### [WHAT NEEDS TO BE DONE]
Your task is to transcribe all of the data below exactly, omitting the images.
** start of MATERIAL **
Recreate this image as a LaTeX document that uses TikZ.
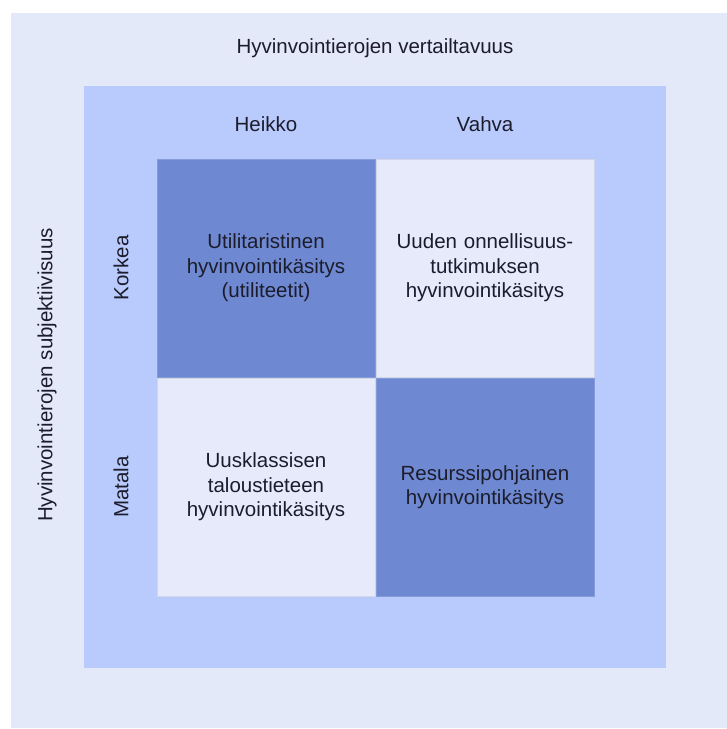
\documentclass[tikz,border=0pt]{standalone}
\usepackage{fontspec}
\setmainfont{Liberation Sans}
\definecolor{bgouter}{HTML}{E4E9FA}
\definecolor{bgmid}{HTML}{B9CAFC}
\definecolor{celldark}{HTML}{6E89D1}
\definecolor{celllight}{HTML}{E6EAFA}
\definecolor{cellline}{HTML}{D2D6E6}
\definecolor{txt}{HTML}{1C1C2C}
\begin{document}
\begin{tikzpicture}[x=1pt,y=-1pt,
  every node/.style={font=\fontsize{20.5}{24.5}\selectfont, text=txt, inner sep=0pt},
  cell/.style={draw=cellline, line width=0.8pt, minimum width=218pt, minimum height=218pt, align=center, text width=210pt},
  darkcell/.style={cell, fill=celldark, draw=celldark!85!white},
  lightcell/.style={cell, fill=celllight},
  lbl/.style={anchor=center}
]
\useasboundingbox (0,0) rectangle (727,729);
\fill[white] (0,0) rectangle (727,729);
\fill[bgouter] (11,13) rectangle (727,728);
\fill[bgmid] (84,86) rectangle (666,668);

\node[darkcell]  (tl) at (266,268) {Utilitaristinen\\hyvinvointikäsitys\\(utiliteetit)};
\node[lightcell] (tr) at (485,268) {Uuden onnellisuus-\\tutkimuksen\\hyvinvointikäsitys};
\node[lightcell] (bl) at (266,487) {Uusklassisen\\taloustieteen\\hyvinvointikäsitys};
\node[darkcell]  (br) at (485,487) {Resurssipohjainen\\hyvinvointikäsitys};

\node[lbl] (title) at (375,48) {Hyvinvointierojen vertailtavuus};
\node[lbl] (heikko) at (266,124) {Heikko};
\node[lbl] (vahva) at (485,124) {Vahva};
\node[lbl, rotate=90] (ytitle) at (47,375) {Hyvinvointierojen subjektiivisuus};
\node[lbl, rotate=90] (korkea) at (121,268) {Korkea};
\node[lbl, rotate=90] (matala) at (121,487) {Matala};
\end{tikzpicture}
\end{document}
** end of MATERIAL **
### [SOLUTION FOR THIS TASK]
Recreate this image as a LaTeX document that uses TikZ.
\documentclass[tikz,border=0pt]{standalone}
\usepackage{fontspec}
\setmainfont{Liberation Sans}
\definecolor{bgouter}{HTML}{E4E9FA}
\definecolor{bgmid}{HTML}{B9CAFC}
\definecolor{celldark}{HTML}{6E89D1}
\definecolor{celllight}{HTML}{E6EAFA}
\definecolor{cellline}{HTML}{D2D6E6}
\definecolor{txt}{HTML}{1C1C2C}
\begin{document}
\begin{tikzpicture}[x=1pt,y=-1pt,
  every node/.style={font=\fontsize{20.5}{24.5}\selectfont, text=txt, inner sep=0pt},
  cell/.style={draw=cellline, line width=0.8pt, minimum width=218pt, minimum height=218pt, align=center, text width=210pt},
  darkcell/.style={cell, fill=celldark, draw=celldark!85!white},
  lightcell/.style={cell, fill=celllight},
  lbl/.style={anchor=center}
]
\useasboundingbox (0,0) rectangle (727,729);
\fill[white] (0,0) rectangle (727,729);
\fill[bgouter] (11,13) rectangle (727,728);
\fill[bgmid] (84,86) rectangle (666,668);

\node[darkcell]  (tl) at (266,268) {Utilitaristinen\\hyvinvointikäsitys\\(utiliteetit)};
\node[lightcell] (tr) at (485,268) {Uuden onnellisuus-\\tutkimuksen\\hyvinvointikäsitys};
\node[lightcell] (bl) at (266,487) {Uusklassisen\\taloustieteen\\hyvinvointikäsitys};
\node[darkcell]  (br) at (485,487) {Resurssipohjainen\\hyvinvointikäsitys};

\node[lbl] (title) at (375,48) {Hyvinvointierojen vertailtavuus};
\node[lbl] (heikko) at (266,124) {Heikko};
\node[lbl] (vahva) at (485,124) {Vahva};
\node[lbl, rotate=90] (ytitle) at (47,375) {Hyvinvointierojen subjektiivisuus};
\node[lbl, rotate=90] (korkea) at (121,268) {Korkea};
\node[lbl, rotate=90] (matala) at (121,487) {Matala};
\end{tikzpicture}
\end{document}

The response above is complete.